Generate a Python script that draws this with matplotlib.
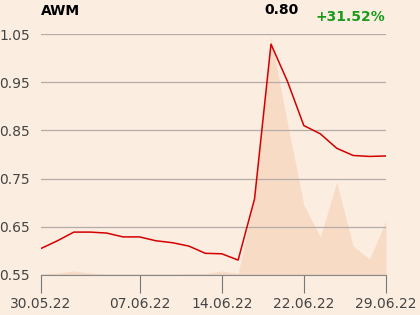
import numpy as np
import matplotlib.pyplot as plt

# ----------------------------
# Data
# ----------------------------

dates = ["30.05.22", "31.05.22", "01.06.22", "02.06.22", "03.06.22",
         "06.06.22", "07.06.22", "08.06.22", "09.06.22", "10.06.22",
         "13.06.22", "14.06.22", "15.06.22", "17.06.22", "20.06.22",
         "21.06.22", "22.06.22", "23.06.22", "24.06.22", "27.06.22",
         "28.06.22", "29.06.22"]

price = [0.605, 0.621, 0.639, 0.639, 0.637, 0.629, 0.629, 0.621, 0.617,
         0.610, 0.595, 0.594, 0.581, 0.708, 1.029, 0.952, 0.860, 0.843,
         0.813, 0.798, 0.796, 0.797]

volume = [1, 2, 4, 2, 1, 1, 1, 1, 1, 1.5, 1.5, 4, 1.5, 77, 238, 152,
          70, 38, 93, 29, 16, 54]

tick_dates = ["30.05.22", "07.06.22", "14.06.22", "22.06.22", "29.06.22"]
yticks = [0.55, 0.65, 0.75, 0.85, 0.95, 1.05]

bg = "#fbede0"
x = np.arange(len(dates))

# ----------------------------
# Plot
# ----------------------------

fig = plt.figure(figsize=(4.2, 3.15), dpi=100, facecolor=bg)
ax = fig.add_axes([0.0976, 0.127, 0.8214, 0.765])
ax.set_facecolor(bg)

axv = ax.twinx()
axv.fill_between(x, 0, volume, color="#f8dbc5", lw=0)
axv.set_ylim(0, 241)
axv.axis("off")
ax.set_zorder(axv.get_zorder() + 1)
ax.patch.set_visible(False)
fig.patch.set_facecolor(bg)

for t in yticks:
    ax.axhline(t, color="#b4aca6", lw=0.9, zorder=0)

ax.plot(x, price, color="#d40000", lw=1.1, zorder=3)

ax.set_xlim(0, len(dates) - 1)
ax.set_ylim(0.55, 1.05)
ax.set_yticks(yticks)
ax.set_yticklabels([f"{t:.2f}" for t in yticks])
ax.set_xticks([dates.index(d) for d in tick_dates])
ax.set_xticklabels(tick_dates)

for s in ["top", "right", "left"]:
    ax.spines[s].set_visible(False)
ax.spines["bottom"].set_color("#888888")
ax.tick_params(axis="y", length=0, pad=8, labelsize=10, labelcolor="#444444")
ax.tick_params(axis="x", length=13, color="#777777", pad=3, labelsize=10,
               labelcolor="#444444")

fig.text(0.0976, 0.965, "AWM", fontsize=10, fontweight="bold", va="center")
fig.text(0.71, 0.968, "0.80", fontsize=10, fontweight="bold", va="center",
         ha="right")
fig.text(0.918, 0.947, "+31.52%", fontsize=10, fontweight="bold",
         va="center", ha="right", color="#1a9a1a")

plt.savefig("out.png", dpi=100, facecolor=bg)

┄┄┄┄┄┄┄┄┄┄┄┄┄┄┄┄┄┄┄┄

**The request:**
Write out an exact copy of the listing, first line through the line containing "ax.set_xticklabels(tick_dates)", with the pictures left out.

**Result:**
Generate a Python script that draws this with matplotlib.
import numpy as np
import matplotlib.pyplot as plt

# ----------------------------
# Data
# ----------------------------

dates = ["30.05.22", "31.05.22", "01.06.22", "02.06.22", "03.06.22",
         "06.06.22", "07.06.22", "08.06.22", "09.06.22", "10.06.22",
         "13.06.22", "14.06.22", "15.06.22", "17.06.22", "20.06.22",
         "21.06.22", "22.06.22", "23.06.22", "24.06.22", "27.06.22",
         "28.06.22", "29.06.22"]

price = [0.605, 0.621, 0.639, 0.639, 0.637, 0.629, 0.629, 0.621, 0.617,
         0.610, 0.595, 0.594, 0.581, 0.708, 1.029, 0.952, 0.860, 0.843,
         0.813, 0.798, 0.796, 0.797]

volume = [1, 2, 4, 2, 1, 1, 1, 1, 1, 1.5, 1.5, 4, 1.5, 77, 238, 152,
          70, 38, 93, 29, 16, 54]

tick_dates = ["30.05.22", "07.06.22", "14.06.22", "22.06.22", "29.06.22"]
yticks = [0.55, 0.65, 0.75, 0.85, 0.95, 1.05]

bg = "#fbede0"
x = np.arange(len(dates))

# ----------------------------
# Plot
# ----------------------------

fig = plt.figure(figsize=(4.2, 3.15), dpi=100, facecolor=bg)
ax = fig.add_axes([0.0976, 0.127, 0.8214, 0.765])
ax.set_facecolor(bg)

axv = ax.twinx()
axv.fill_between(x, 0, volume, color="#f8dbc5", lw=0)
axv.set_ylim(0, 241)
axv.axis("off")
ax.set_zorder(axv.get_zorder() + 1)
ax.patch.set_visible(False)
fig.patch.set_facecolor(bg)

for t in yticks:
    ax.axhline(t, color="#b4aca6", lw=0.9, zorder=0)

ax.plot(x, price, color="#d40000", lw=1.1, zorder=3)

ax.set_xlim(0, len(dates) - 1)
ax.set_ylim(0.55, 1.05)
ax.set_yticks(yticks)
ax.set_yticklabels([f"{t:.2f}" for t in yticks])
ax.set_xticks([dates.index(d) for d in tick_dates])
ax.set_xticklabels(tick_dates)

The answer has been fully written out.